Task details. Extract the full listing verbatim and drop any pictures from your copy.

Information supplied.

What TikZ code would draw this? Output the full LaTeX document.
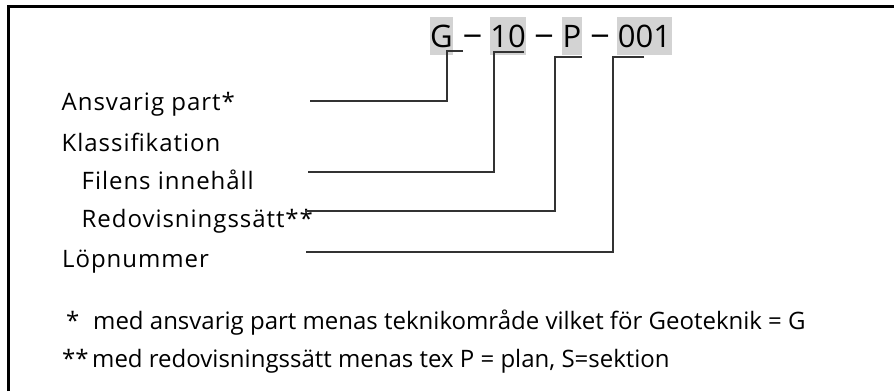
\documentclass[tikz,border=0pt]{standalone}
\usepackage{fontspec}
\setmainfont{Open Sans}
\newfontfamily\lblfont[LetterSpace=4]{Open Sans}
\definecolor{hl}{HTML}{D3D3D3}
\begin{document}
\begin{tikzpicture}[x=1pt,y=-1pt,
  frame/.style={line width=3pt,black},
  conn/.style={line width=1.3pt,black!80},
  codebox/.style={fill=hl,anchor=base,inner xsep=0pt,inner ysep=8pt,text height=22pt,text depth=0pt,font=\fontsize{31}{31}\selectfont},
  codedash/.style={anchor=base,inner sep=0pt,font=\fontsize{31}{31}\selectfont},
  lbl/.style={anchor=base west,inner sep=0pt,font=\lblfont\fontsize{24}{24}\selectfont},
  note/.style={anchor=base west,inner sep=0pt,font=\fontsize{24}{24}\selectfont}]
\useasboundingbox (0,0) rectangle (894,391);
% frame (top and left edges visible)
\coordinate (ftop) at (8.5,6.5);
\coordinate (fright) at (894,6.5);
\coordinate (fbot) at (8.5,391);
\draw[frame] (fbot) -- (ftop) -- (fright);
% code
\node[codebox,minimum width=21pt] (g) at (441.5,47) {G};
\node[codedash] (d1) at (472.5,44.5) {\scalebox{1.25}[1]{–}};
\node[codebox,minimum width=36pt] (ten) at (508,47) {10};
\node[codedash] (d2) at (544,44.5) {\scalebox{1.25}[1]{–}};
\node[codebox,minimum width=20pt] (p) at (572,47) {P};
\node[codedash] (d3) at (600,44.5) {\scalebox{1.25}[1]{–}};
\node[codebox,minimum width=55pt] (num) at (644.5,47) {001};
% labels
\node[lbl] (ansv) at (61.5,110) {Ansvarig part*};
\node[lbl] (klass) at (61.5,151) {Klassifikation};
\node[lbl] (filens) at (81.5,189) {Filens innehåll};
\node[lbl] (redov) at (81.5,227) {Redovisningssätt**};
\node[lbl] (lop) at (62,267) {Löpnummer};
% connector end points
\coordinate (gA) at (463,51);  \coordinate (gB) at (447,51);
\coordinate (gC) at (447,101); \coordinate (gD) at (310,101);
\coordinate (tA) at (524,52);  \coordinate (tB) at (494,52);
\coordinate (tC) at (494,172); \coordinate (tD) at (308,172);
\coordinate (pA) at (582,57);  \coordinate (pB) at (555,57);
\coordinate (pC) at (555,211); \coordinate (pD) at (305,211);
\coordinate (nA) at (644,57);  \coordinate (nB) at (613,57);
\coordinate (nC) at (613,252); \coordinate (nD) at (306,252);
\draw[conn] (gA) -- (gB) -- (gC) -- (gD);
\draw[conn] (tA) -- (tB) -- (tC) -- (tD);
\draw[conn] (pA) -- (pB) -- (pC) -- (pD);
\draw[conn] (nA) -- (nB) -- (nC) -- (nD);
% footnotes
\node[note] (s1) at (66,329) {*};
\node[note] (n1) at (93,329) {med ansvarig part menas teknikområde vilket för Geoteknik = G};
\node[note] (s2) at (62,367) {**};
\node[note] (n2) at (92,367) {med redovisningssätt menas tex P = plan, S=sektion};
\end{tikzpicture}
\end{document}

Complete output.
What TikZ code would draw this? Output the full LaTeX document.
\documentclass[tikz,border=0pt]{standalone}
\usepackage{fontspec}
\setmainfont{Open Sans}
\newfontfamily\lblfont[LetterSpace=4]{Open Sans}
\definecolor{hl}{HTML}{D3D3D3}
\begin{document}
\begin{tikzpicture}[x=1pt,y=-1pt,
  frame/.style={line width=3pt,black},
  conn/.style={line width=1.3pt,black!80},
  codebox/.style={fill=hl,anchor=base,inner xsep=0pt,inner ysep=8pt,text height=22pt,text depth=0pt,font=\fontsize{31}{31}\selectfont},
  codedash/.style={anchor=base,inner sep=0pt,font=\fontsize{31}{31}\selectfont},
  lbl/.style={anchor=base west,inner sep=0pt,font=\lblfont\fontsize{24}{24}\selectfont},
  note/.style={anchor=base west,inner sep=0pt,font=\fontsize{24}{24}\selectfont}]
\useasboundingbox (0,0) rectangle (894,391);
% frame (top and left edges visible)
\coordinate (ftop) at (8.5,6.5);
\coordinate (fright) at (894,6.5);
\coordinate (fbot) at (8.5,391);
\draw[frame] (fbot) -- (ftop) -- (fright);
% code
\node[codebox,minimum width=21pt] (g) at (441.5,47) {G};
\node[codedash] (d1) at (472.5,44.5) {\scalebox{1.25}[1]{–}};
\node[codebox,minimum width=36pt] (ten) at (508,47) {10};
\node[codedash] (d2) at (544,44.5) {\scalebox{1.25}[1]{–}};
\node[codebox,minimum width=20pt] (p) at (572,47) {P};
\node[codedash] (d3) at (600,44.5) {\scalebox{1.25}[1]{–}};
\node[codebox,minimum width=55pt] (num) at (644.5,47) {001};
% labels
\node[lbl] (ansv) at (61.5,110) {Ansvarig part*};
\node[lbl] (klass) at (61.5,151) {Klassifikation};
\node[lbl] (filens) at (81.5,189) {Filens innehåll};
\node[lbl] (redov) at (81.5,227) {Redovisningssätt**};
\node[lbl] (lop) at (62,267) {Löpnummer};
% connector end points
\coordinate (gA) at (463,51);  \coordinate (gB) at (447,51);
\coordinate (gC) at (447,101); \coordinate (gD) at (310,101);
\coordinate (tA) at (524,52);  \coordinate (tB) at (494,52);
\coordinate (tC) at (494,172); \coordinate (tD) at (308,172);
\coordinate (pA) at (582,57);  \coordinate (pB) at (555,57);
\coordinate (pC) at (555,211); \coordinate (pD) at (305,211);
\coordinate (nA) at (644,57);  \coordinate (nB) at (613,57);
\coordinate (nC) at (613,252); \coordinate (nD) at (306,252);
\draw[conn] (gA) -- (gB) -- (gC) -- (gD);
\draw[conn] (tA) -- (tB) -- (tC) -- (tD);
\draw[conn] (pA) -- (pB) -- (pC) -- (pD);
\draw[conn] (nA) -- (nB) -- (nC) -- (nD);
% footnotes
\node[note] (s1) at (66,329) {*};
\node[note] (n1) at (93,329) {med ansvarig part menas teknikområde vilket för Geoteknik = G};
\node[note] (s2) at (62,367) {**};
\node[note] (n2) at (92,367) {med redovisningssätt menas tex P = plan, S=sektion};
\end{tikzpicture}
\end{document}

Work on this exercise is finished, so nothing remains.